Drift in anger does not need to be catastrophic to matter. It can be a tone that shifted, a sentence that landed harder than intended, a moment where the body moved faster than the mind. These are normal. The framework does not ask you to prevent them. It asks you to return from them.

What Return Looks Like After Escalation

Return after an angry moment rarely looks like the clean repair people imagine. It is usually smaller and more specific than that.

It might be:

  • naming what happened without turning it into a full explanation
  • acknowledging the effect on the other person before explaining your own state
  • reopening the conversation after activation has settled, rather than pushing through while still flooded
  • one repair attempt — not undoing everything, just closing the immediate gap

The first return does not have to complete the whole conversation. It only has to make contact. That is what keeps the rupture from becoming a longer silence.

Return Under Activation

Sometimes the return needs to happen before the moment ends — not after it. When activation is still rising, return often means interrupting the escalation rather than resolving the conflict.

That might look like:

  • pausing instead of adding the next sentence
  • stepping away before activation becomes action
  • saying "I need a minute" instead of continuing in a flooded state

These are not weak versions of return. They are often the only coherent ones available at that point. A pause that preserves the ability to repair later is more useful than staying in a conversation that is making things worse.

How Signals Help — But Not the Way You Think

Recognizing early signals matters in this framework, but not primarily as a way to avoid escalation. It matters because signals tell you what kind of return is available.

High activation and low activation require different returns. Knowing roughly where you are — tight chest, voice changing, the sense that only one version of the situation is visible — helps you choose the right entry point rather than attempting a return that the current state cannot support.

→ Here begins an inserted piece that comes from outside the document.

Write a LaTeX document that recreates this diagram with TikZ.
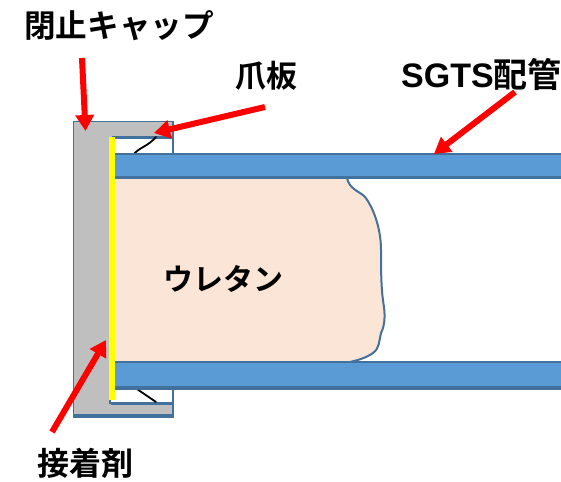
\documentclass[tikz,border=0pt]{standalone}
\usepackage{fontspec}
\setmainfont{Liberation Sans}
\newfontfamily\jpfont{Noto Sans CJK JP}[BoldFont={Noto Sans CJK JP Bold}]
\usetikzlibrary{arrows.meta}
\definecolor{edgeblue}{HTML}{41719C}
\definecolor{pipeblue}{HTML}{5B9BD5}
\definecolor{capgray}{HTML}{BFBFBF}
\definecolor{foam}{HTML}{FBE5D6}
\definecolor{pure}{HTML}{FFFF00}
\tikzset{
  redarrow/.style={draw=red,line width=6pt,-{Triangle[length=16pt,width=18pt]}},
  pipe/.style={fill=pipeblue,draw=edgeblue,line width=1.6pt},
  capshape/.style={fill=capgray,draw=edgeblue,line width=1.4pt},
  claw/.style={draw=black,line width=1.8pt},
  label/.style={inner sep=0pt,anchor=west,font=\bfseries\fontsize{32}{34}\selectfont},
  foamedge/.style={draw=edgeblue,line width=2pt}
}
\begin{document}
\begin{tikzpicture}[x=1pt,y=-1pt]
\useasboundingbox (0,0) rectangle (561,481);
% cap
\draw[capshape] (73.5,121.5) -- (173,121.5) -- (173,153) -- (173,137.5) -- (110,137.5) -- (110,403) -- (173,403) -- (173,388) -- (173,416.5) -- (73.5,416.5) -- cycle;
\draw[edgeblue,line width=3pt] (111,403) -- (173.7,403);
\draw[edgeblue,line width=3pt] (112,138) -- (173.7,138);
\draw[edgeblue,line width=3.6pt] (73,416) -- (174,416);
% claws
\draw[claw,line cap=round] (134,154) .. controls (140,147) and (147,147) .. (156,137);
\draw[claw,line cap=round] (134,387) -- (156,402);
% urethane
\fill[foam] (113,177) -- (347,177) .. controls (348,189) and (361,192) .. (365,197)
  .. controls (373,207) and (381,228) .. (381,250)
  .. controls (381,270) and (381,290) .. (384,307)
  .. controls (385,316) and (385,325) .. (381,333)
  .. controls (379,340) and (380,348) .. (373,353)
  .. controls (366,358) and (358,360) .. (350,362) -- (113,362) -- cycle;
\draw[foamedge] (347,177) .. controls (348,189) and (361,192) .. (365,197)
  .. controls (373,207) and (381,228) .. (381,250)
  .. controls (381,270) and (381,290) .. (384,307)
  .. controls (385,316) and (385,325) .. (381,333)
  .. controls (379,340) and (380,348) .. (373,353)
  .. controls (366,358) and (358,360) .. (350,362);
% pipes
\draw[pipe] (114,154) rectangle (562,177);
\draw[pipe] (114,362) rectangle (562,387.5);
\draw[edgeblue,line width=2.6pt] (114,177.5) -- (561,177.5);
\draw[edgeblue,line width=2.6pt] (114,362) -- (561,362);
\draw[edgeblue,line width=3.4pt] (114,388) -- (561,388);
% adhesive
\fill[pure] (109,137) rectangle (114.5,400);
% labels
\node[label,font=\bfseries\fontsize{31.6}{34}\selectfont] (capl) at (24,26) {\jpfont 閉止キャップ};
\node[label,font=\bfseries\fontsize{31}{33}\selectfont] (claw) at (235,76) {\jpfont 爪板};
\node[label,font=\bfseries\fontsize{34}{36}\selectfont] (sgts) at (401,74) {SGTS\fontsize{34}{36}\selectfont\jpfont 配管};
\node[label,font=\bfseries\fontsize{30}{32}\selectfont] (uret) at (163,279) {\jpfont ウレタン};
\node[label] (adh) at (37,463) {\jpfont 接着剤};
% arrows
\coordinate (a1s) at (82,58); \coordinate (a1e) at (85.5,131);
\coordinate (a2s) at (265,107); \coordinate (a2e) at (154,133);
\coordinate (a3s) at (515,92); \coordinate (a3e) at (434,154);
\coordinate (a4s) at (52,432); \coordinate (a4e) at (106,340);
\draw[redarrow] (a1s) -- (a1e);
\draw[redarrow] (a2s) -- (a2e);
\draw[redarrow] (a3s) -- (a3e);
\draw[redarrow] (a4s) -- (a4e);
\end{tikzpicture}
\end{document}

The earlier you can locate yourself in the activation curve, the more options are available. That is not about preventing the moment. It is about not making return harder than it needs to be.

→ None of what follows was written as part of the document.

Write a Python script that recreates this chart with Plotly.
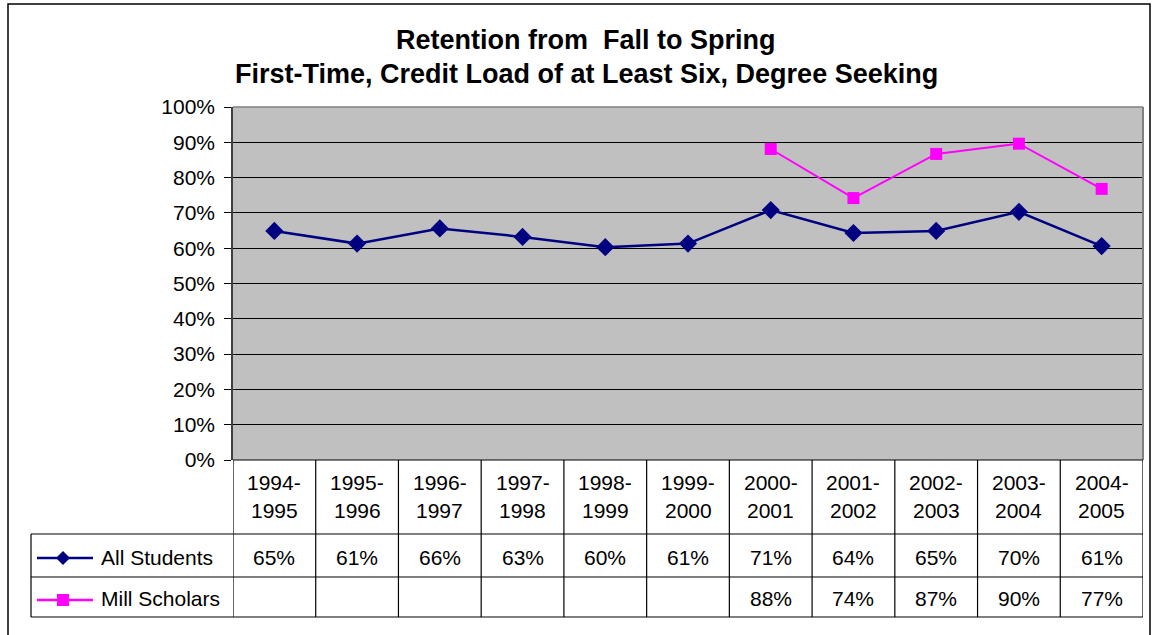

Designing Return Before You Need It

Return under activation borrows from what has already been made usable. When a moment is hot, you are not designing the response from scratch — you are reaching for something that was already available.

That means some of the work happens outside the difficult moment:

  • deciding in advance what the first stabilizing move is
  • knowing what the first repair line sounds like before you need it
  • telling the relevant person what a pause will mean, so it does not read as disappearance or dismissal
  • naming which situations are most likely to require a reduced return, and what that looks like

None of this prevents escalation. It makes the return cheaper when escalation happens.

What Progress Looks Like

Progress in anger return is usually quieter than people expect. It does not look like becoming someone who never escalates. It looks like:

  • noticing activation earlier — not to avoid it, but to have more options
  • shortening the time between escalation and the first return move
  • repairing sooner after a rupture
  • the gap between rupture and reconnection getting shorter over time

That is comeback speed in an emotional domain. The goal is not a perfect response. It is a faster, more available path back.

Try it: Design your repair line

Think of a recurring situation where anger tends to escalate before you can return from it.

  1. Name what the escalation usually looks like. Not the cause — the moment itself. What happens to your voice, your body, the conversation?
  2. Name the first return move. Not the resolution — the first step back. A pause, a sentence, a physical action. Something that can be reached even when activation is high.
  3. Name the first repair line. After the moment has passed, what is the smallest true thing you can say to reopen the gap? It does not need to explain everything. It needs to make contact.
  4. Tell the relevant person what a pause means. If stepping away is part of your return, say so in advance — so it reads as return, not as withdrawal.

You're done when you have a first move and a first repair line that are available before you need them.